Why Hope Matters (Part 2)
Called to Become a People of Hope
“If the gospel you’re preaching isn’t about transformation, you aren’t preaching a biblical gospel.”
A church of internalized hope is a church of transformation. Scott McKnight accurately states: “If the gospel you’re preaching isn’t about transformation, you aren’t preaching a biblical gospel.”
Too often we settle for a gospel of data and right thinking. But the gospel of the New Testament writers is the story of holistic human change. A change of belief. A change of trajectory. A change of character. A change of mind. A change of heart. All reverberating through the culture and communities surrounding the people of God.
What is the task of the church today? How do we take up our place as hope dealers in our society?
1. Embody the Story
Highly influential missiologist and theologian, Lesslie Newbigin succinctly describes that responsibility: “The business of the church is to tell and embody a story.”

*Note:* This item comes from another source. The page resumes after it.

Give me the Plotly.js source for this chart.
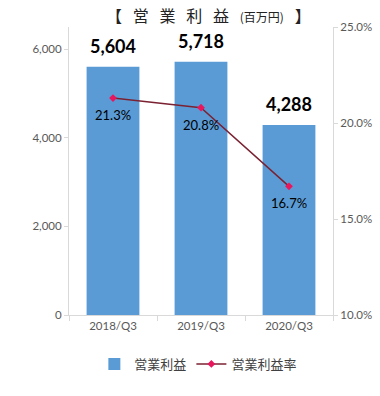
<!DOCTYPE html>
<html><head><meta charset="utf-8">
<script src="https://cdn.plot.ly/plotly-3.0.1.min.js"></script>
<style>body{margin:0;background:#fff}#c{width:380px;height:396px}</style>
</head><body><div id="c"></div>
<script>
const categories = ["2018/Q3", "2019/Q3", "2020/Q3"];
const profit = [5604, 5718, 4288];
const margin = [21.3, 20.8, 16.7];
const leftTicks = [0, 2000, 4000, 6000];
const rightTicks = [10, 15, 20, 25];
const profitName = "営業利益";
const marginName = "営業利益率";
const titleChars = ["【", "営", "業", "利", "益"];
const titleUnit = "(百万円)";
const titleEnd = "】";

const numFont = "Lato, 'Noto Sans CJK JP', sans-serif";
const jpFont = "'Noto Sans CJK JP', sans-serif";
const fmt = v => v.toLocaleString("en-US");
const gap = "\u00a0\u00a0\u00a0";

const traces = [
  {type: "bar", x: categories, y: profit, name: profitName, width: 0.6,
   marker: {color: "#5B9BD5"}, hoverinfo: "none"},
  {type: "scatter", mode: "lines+markers", x: categories, y: margin, name: marginName,
   yaxis: "y2", line: {color: "#7B2232", width: 1.5},
   marker: {color: "#E8175D", size: 6, symbol: "diamond"}, hoverinfo: "none"}
];

const annotations = [];
categories.forEach((c, i) => {
  annotations.push({x: c, y: profit[i], xref: "x", yref: "y", text: fmt(profit[i]),
    showarrow: false, yanchor: "bottom", yshift: 8,
    font: {family: numFont, size: 18, color: "#000", weight: "bold"}});
  annotations.push({x: c, y: margin[i], xref: "x", yref: "y2", text: margin[i].toFixed(1) + "%",
    showarrow: false, yanchor: "middle", yshift: -17,
    font: {family: numFont, size: 13, color: "#000"}});
});
annotations.push({xref: "paper", yref: "paper", x: 0.53, y: 1, yshift: 12, xanchor: "center", yanchor: "middle",
  showarrow: false,
  text: titleChars.join(gap) + gap + "<span style='font-size:12px'>" + titleUnit + "</span>" + gap + titleEnd,
  font: {family: jpFont, size: 16, color: "#222"}});

const layout = {
  width: 380, height: 396,
  margin: {l: 69, r: 47, t: 27, b: 81},
  paper_bgcolor: "#fff", plot_bgcolor: "#fff",
  showlegend: true,
  legend: {orientation: "h", x: 0.49, xanchor: "center", y: -0.17, yanchor: "middle",
    font: {family: jpFont, size: 13, color: "#404040"}, itemwidth: 30, tracegroupgap: 0},
  xaxis: {showline: true, linecolor: "#D9D9D9", linewidth: 1, ticks: "outside", tickson: "boundaries",
    ticklen: 5, tickcolor: "#D9D9D9", tickfont: {family: numFont, size: 11.5, color: "#595959"},
    showgrid: false, zeroline: false, fixedrange: true},
  yaxis: {range: [0, 6500], tickmode: "array", tickvals: leftTicks, ticktext: leftTicks.map(fmt),
    showline: true, linecolor: "#D9D9D9", ticks: "outside", ticklen: 4, tickcolor: "#D9D9D9",
    tickfont: {family: numFont, size: 11.5, color: "#595959"}, showgrid: false, zeroline: false},
  yaxis2: {overlaying: "y", side: "right", range: [10, 25], tickmode: "array", tickvals: rightTicks,
    ticktext: rightTicks.map(v => v.toFixed(1) + "%"), showline: true, linecolor: "#D9D9D9", ticks: "outside",
    ticklen: 4, tickcolor: "#D9D9D9", tickfont: {family: numFont, size: 11.5, color: "#595959"},
    showgrid: false, zeroline: false},
  annotations: annotations
};

Plotly.newPlot("c", traces, layout, {displayModeBar: false, staticPlot: true});
</script></body></html>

Too often we evaluate the health of our churches by finances and attendance or the growth of programs. Some, more robust discipleship oriented churches might have a metric based on what the people in the church can faithfully do or how well the understand core concepts. Others look toward service, generosity, church plants, and missional success. All this data is good to understand. However, the church of the coming decade will process its health by how much the story of the gospel transforms the lives of people. A message of grace from a community of grudges will not penetrate a divided culture. A doctrine of forgiveness without confession is like an unused lifeboat on the Titanic. An audience of millions of YouTube subscribes without the embodiment of transformation is clanging gong.
2. Believe the Story
The greatest apologetic for the gospel of Jesus is a church that believes it. Newbigin goes on to ask and answers another important question:
“How can this strange story of God made flesh, of a crucified Savior, of resurrection and new creation become credible for those whose entire mental training has conditioned them to believe that the real world is the world which can be satisfactorily explained and managed without the hypothesis of God? I know of only one clue to the answering of that question, only one real hermeneutic of the gospel: a congregation which believes it.”
3. Reject the Habit of Despair
“The Church has to reject the habit of despair.”
In Albert Camus’ 1940s philosophical novel, The Plague, he describes a town ravaged with death, quarantines, lockdowns, and the impact it had on the humans involved. The increasingly dark story of a community grown into despair offers this observation: “This precisely was the most disheartening thing: that the habit of despair is worse than despair itself.”
The Church has to reject the habit of despair. It starts with leaders. It flows through our congregations. Despair and anxiety are contagious. The antidote is lament and care.
4. Talk More About Hope and Less About How-To
A church of hope would place less of its confidence in church models, movements, or mechanisms and cling to the power of Christ. Paul says it this way in Romans 5:5-8:
Hope does not put us to shame, because God’s love has been poured out into our hearts through the Holy Spirit, who has been given to us.
The church would make the case about how Jesus’ life, death, and resurrection alters, not only the course of human history on a global scale, but also every weary souls daily life, too.
5. Have Great Compassion and Grief for the World
“Hopelessness is a catastrophe for the human soul.”
Hopelessness is a catastrophe for the human soul: isolation, depression, drug dependence, uncontrollable anger, and suicide. When there is no hope left, we radicalize, abandon our marriages, numb the pain with consumption and distraction, or pursue temporary pleasures at the cost of our bodies, minds, and souls. Without hope, there is nothing but idols left to live for, and just like Jesus they will demand our entire lives. Every version of this story you’ve seen play out is a version of hopelessness.
But Jesus offers the greatest message and reality of hope the world will ever know. And we have a responsibility to articulate that hope in a way our neighbors will hear and understand.
Called to Testify
The ancient Greek word for witness is martyr. That’s what Jesus said when he announced his disciples would receive the Holy Spirit and become witnesses to his power. They would see and experience the power of the Spirit of God. We believe we’re called into that, too.
Before we came to associate martyr with persecution or death for a cause, Jesus said we had a new role: to witness. To see, experience, and share with others. To know the hope of Christ is to become an eye-witness to the greatest reality on earth: death to life by way of love. Eugene Peterson says that makes each Christian a walking billboard through every neighborhood we set foot in: “Coming Attraction to a Neighborhood Near you: Love, Hope, Grace”.
“We share what we’ve seen because it’s life-or-death kind of news .”
The word witness is also that of a courtroom level testimony of the highest stakes. Like the first women at the empty tomb, we share what we’ve seen because it’s life-or-death kind of news and we share with authority. We make the case in the courtrooms of our community. Meaning, we’ll become versed in the objections, questions, and cross-examinations our culture is throwing at us.
This requires a different kind of mental work christian leaders are used to expending. Reading. Study. Processing. And finding conversation partners in our communities who have rejected christianity. We’ll have to understand how to make the case for Christ within the fabric of this cultural moment. But the entire case it starts with and centers around hope.